+++ Data lines +++
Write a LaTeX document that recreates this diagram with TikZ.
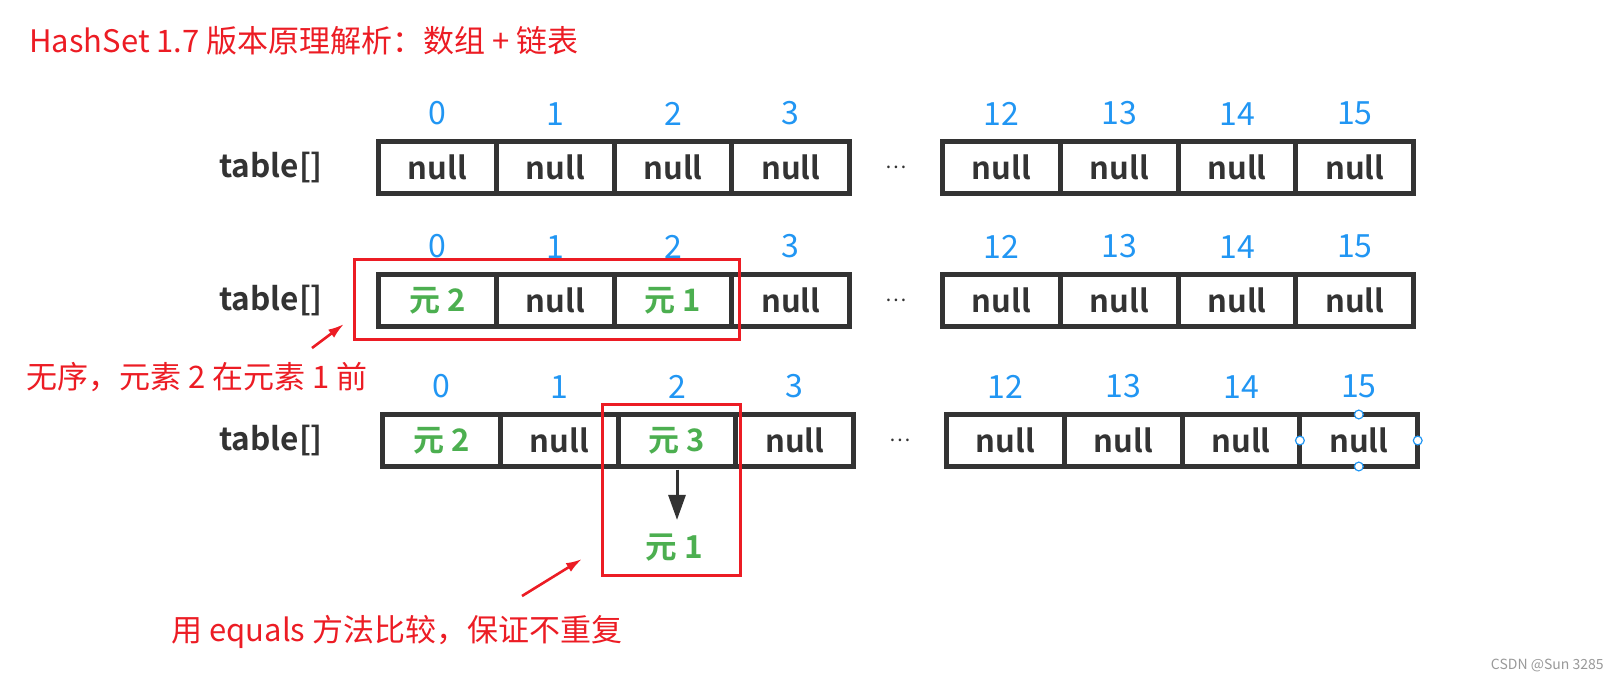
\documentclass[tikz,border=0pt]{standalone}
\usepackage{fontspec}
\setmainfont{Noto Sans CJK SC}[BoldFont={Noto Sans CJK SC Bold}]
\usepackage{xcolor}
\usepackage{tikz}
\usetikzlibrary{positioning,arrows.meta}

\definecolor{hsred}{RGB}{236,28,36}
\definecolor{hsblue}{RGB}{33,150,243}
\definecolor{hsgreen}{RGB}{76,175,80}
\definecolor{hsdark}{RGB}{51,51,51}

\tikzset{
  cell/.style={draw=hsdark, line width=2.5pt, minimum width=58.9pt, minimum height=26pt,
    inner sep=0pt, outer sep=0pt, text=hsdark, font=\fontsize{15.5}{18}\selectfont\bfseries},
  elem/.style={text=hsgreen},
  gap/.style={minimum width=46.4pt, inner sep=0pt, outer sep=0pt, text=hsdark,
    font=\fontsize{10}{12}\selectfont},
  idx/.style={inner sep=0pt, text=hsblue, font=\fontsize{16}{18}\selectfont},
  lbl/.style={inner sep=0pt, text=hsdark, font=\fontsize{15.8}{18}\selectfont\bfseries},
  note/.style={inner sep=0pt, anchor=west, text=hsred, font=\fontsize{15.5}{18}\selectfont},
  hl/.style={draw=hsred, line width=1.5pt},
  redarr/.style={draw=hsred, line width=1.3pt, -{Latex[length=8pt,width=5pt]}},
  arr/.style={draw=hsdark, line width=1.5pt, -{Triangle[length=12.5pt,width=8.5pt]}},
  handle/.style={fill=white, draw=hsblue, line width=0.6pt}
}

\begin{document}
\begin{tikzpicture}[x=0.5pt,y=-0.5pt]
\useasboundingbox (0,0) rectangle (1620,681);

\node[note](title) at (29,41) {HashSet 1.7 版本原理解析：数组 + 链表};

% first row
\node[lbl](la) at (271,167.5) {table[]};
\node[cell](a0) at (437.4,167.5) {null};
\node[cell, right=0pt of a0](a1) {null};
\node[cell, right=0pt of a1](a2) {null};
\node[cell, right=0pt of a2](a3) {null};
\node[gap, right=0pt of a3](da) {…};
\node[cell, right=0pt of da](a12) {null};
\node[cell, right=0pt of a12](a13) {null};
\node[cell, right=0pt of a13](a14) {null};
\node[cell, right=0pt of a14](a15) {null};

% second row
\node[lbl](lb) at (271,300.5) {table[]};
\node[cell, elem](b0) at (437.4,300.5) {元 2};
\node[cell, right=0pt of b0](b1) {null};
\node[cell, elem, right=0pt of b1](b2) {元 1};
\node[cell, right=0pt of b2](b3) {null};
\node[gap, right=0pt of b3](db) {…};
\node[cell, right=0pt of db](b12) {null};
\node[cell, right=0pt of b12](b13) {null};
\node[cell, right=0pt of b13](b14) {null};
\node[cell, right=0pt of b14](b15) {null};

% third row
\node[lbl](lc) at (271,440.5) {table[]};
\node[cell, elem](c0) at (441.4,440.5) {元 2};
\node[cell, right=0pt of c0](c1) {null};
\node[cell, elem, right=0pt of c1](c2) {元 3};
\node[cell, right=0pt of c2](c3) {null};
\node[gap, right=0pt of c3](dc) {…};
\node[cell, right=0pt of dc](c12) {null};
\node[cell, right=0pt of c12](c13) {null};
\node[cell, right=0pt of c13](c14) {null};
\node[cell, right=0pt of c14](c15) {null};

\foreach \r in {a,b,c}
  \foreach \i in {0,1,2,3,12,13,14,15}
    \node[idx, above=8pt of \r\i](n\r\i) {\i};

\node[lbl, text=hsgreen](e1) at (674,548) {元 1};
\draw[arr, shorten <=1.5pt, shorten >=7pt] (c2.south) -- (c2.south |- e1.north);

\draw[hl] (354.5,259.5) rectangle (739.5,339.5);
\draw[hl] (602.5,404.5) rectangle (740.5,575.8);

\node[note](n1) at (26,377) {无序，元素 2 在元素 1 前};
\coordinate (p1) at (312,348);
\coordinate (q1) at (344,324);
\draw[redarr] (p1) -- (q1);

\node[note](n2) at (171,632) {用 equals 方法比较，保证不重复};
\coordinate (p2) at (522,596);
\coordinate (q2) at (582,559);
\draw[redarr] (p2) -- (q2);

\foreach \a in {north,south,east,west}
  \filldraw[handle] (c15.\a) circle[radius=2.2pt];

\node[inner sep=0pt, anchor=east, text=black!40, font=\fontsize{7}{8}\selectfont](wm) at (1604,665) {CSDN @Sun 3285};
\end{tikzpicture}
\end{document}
+++
> _To be done_
Skipping the pictures, transcribe each line above exactly as it appears.

> _Exercise result_
Write a LaTeX document that recreates this diagram with TikZ.
\documentclass[tikz,border=0pt]{standalone}
\usepackage{fontspec}
\setmainfont{Noto Sans CJK SC}[BoldFont={Noto Sans CJK SC Bold}]
\usepackage{xcolor}
\usepackage{tikz}
\usetikzlibrary{positioning,arrows.meta}

\definecolor{hsred}{RGB}{236,28,36}
\definecolor{hsblue}{RGB}{33,150,243}
\definecolor{hsgreen}{RGB}{76,175,80}
\definecolor{hsdark}{RGB}{51,51,51}

\tikzset{
  cell/.style={draw=hsdark, line width=2.5pt, minimum width=58.9pt, minimum height=26pt,
    inner sep=0pt, outer sep=0pt, text=hsdark, font=\fontsize{15.5}{18}\selectfont\bfseries},
  elem/.style={text=hsgreen},
  gap/.style={minimum width=46.4pt, inner sep=0pt, outer sep=0pt, text=hsdark,
    font=\fontsize{10}{12}\selectfont},
  idx/.style={inner sep=0pt, text=hsblue, font=\fontsize{16}{18}\selectfont},
  lbl/.style={inner sep=0pt, text=hsdark, font=\fontsize{15.8}{18}\selectfont\bfseries},
  note/.style={inner sep=0pt, anchor=west, text=hsred, font=\fontsize{15.5}{18}\selectfont},
  hl/.style={draw=hsred, line width=1.5pt},
  redarr/.style={draw=hsred, line width=1.3pt, -{Latex[length=8pt,width=5pt]}},
  arr/.style={draw=hsdark, line width=1.5pt, -{Triangle[length=12.5pt,width=8.5pt]}},
  handle/.style={fill=white, draw=hsblue, line width=0.6pt}
}

\begin{document}
\begin{tikzpicture}[x=0.5pt,y=-0.5pt]
\useasboundingbox (0,0) rectangle (1620,681);

\node[note](title) at (29,41) {HashSet 1.7 版本原理解析：数组 + 链表};

% first row
\node[lbl](la) at (271,167.5) {table[]};
\node[cell](a0) at (437.4,167.5) {null};
\node[cell, right=0pt of a0](a1) {null};
\node[cell, right=0pt of a1](a2) {null};
\node[cell, right=0pt of a2](a3) {null};
\node[gap, right=0pt of a3](da) {…};
\node[cell, right=0pt of da](a12) {null};
\node[cell, right=0pt of a12](a13) {null};
\node[cell, right=0pt of a13](a14) {null};
\node[cell, right=0pt of a14](a15) {null};

% second row
\node[lbl](lb) at (271,300.5) {table[]};
\node[cell, elem](b0) at (437.4,300.5) {元 2};
\node[cell, right=0pt of b0](b1) {null};
\node[cell, elem, right=0pt of b1](b2) {元 1};
\node[cell, right=0pt of b2](b3) {null};
\node[gap, right=0pt of b3](db) {…};
\node[cell, right=0pt of db](b12) {null};
\node[cell, right=0pt of b12](b13) {null};
\node[cell, right=0pt of b13](b14) {null};
\node[cell, right=0pt of b14](b15) {null};

% third row
\node[lbl](lc) at (271,440.5) {table[]};
\node[cell, elem](c0) at (441.4,440.5) {元 2};
\node[cell, right=0pt of c0](c1) {null};
\node[cell, elem, right=0pt of c1](c2) {元 3};
\node[cell, right=0pt of c2](c3) {null};
\node[gap, right=0pt of c3](dc) {…};
\node[cell, right=0pt of dc](c12) {null};
\node[cell, right=0pt of c12](c13) {null};
\node[cell, right=0pt of c13](c14) {null};
\node[cell, right=0pt of c14](c15) {null};

\foreach \r in {a,b,c}
  \foreach \i in {0,1,2,3,12,13,14,15}
    \node[idx, above=8pt of \r\i](n\r\i) {\i};

\node[lbl, text=hsgreen](e1) at (674,548) {元 1};
\draw[arr, shorten <=1.5pt, shorten >=7pt] (c2.south) -- (c2.south |- e1.north);

\draw[hl] (354.5,259.5) rectangle (739.5,339.5);
\draw[hl] (602.5,404.5) rectangle (740.5,575.8);

\node[note](n1) at (26,377) {无序，元素 2 在元素 1 前};
\coordinate (p1) at (312,348);
\coordinate (q1) at (344,324);
\draw[redarr] (p1) -- (q1);

\node[note](n2) at (171,632) {用 equals 方法比较，保证不重复};
\coordinate (p2) at (522,596);
\coordinate (q2) at (582,559);
\draw[redarr] (p2) -- (q2);

\foreach \a in {north,south,east,west}
  \filldraw[handle] (c15.\a) circle[radius=2.2pt];

\node[inner sep=0pt, anchor=east, text=black!40, font=\fontsize{7}{8}\selectfont](wm) at (1604,665) {CSDN @Sun 3285};
\end{tikzpicture}
\end{document}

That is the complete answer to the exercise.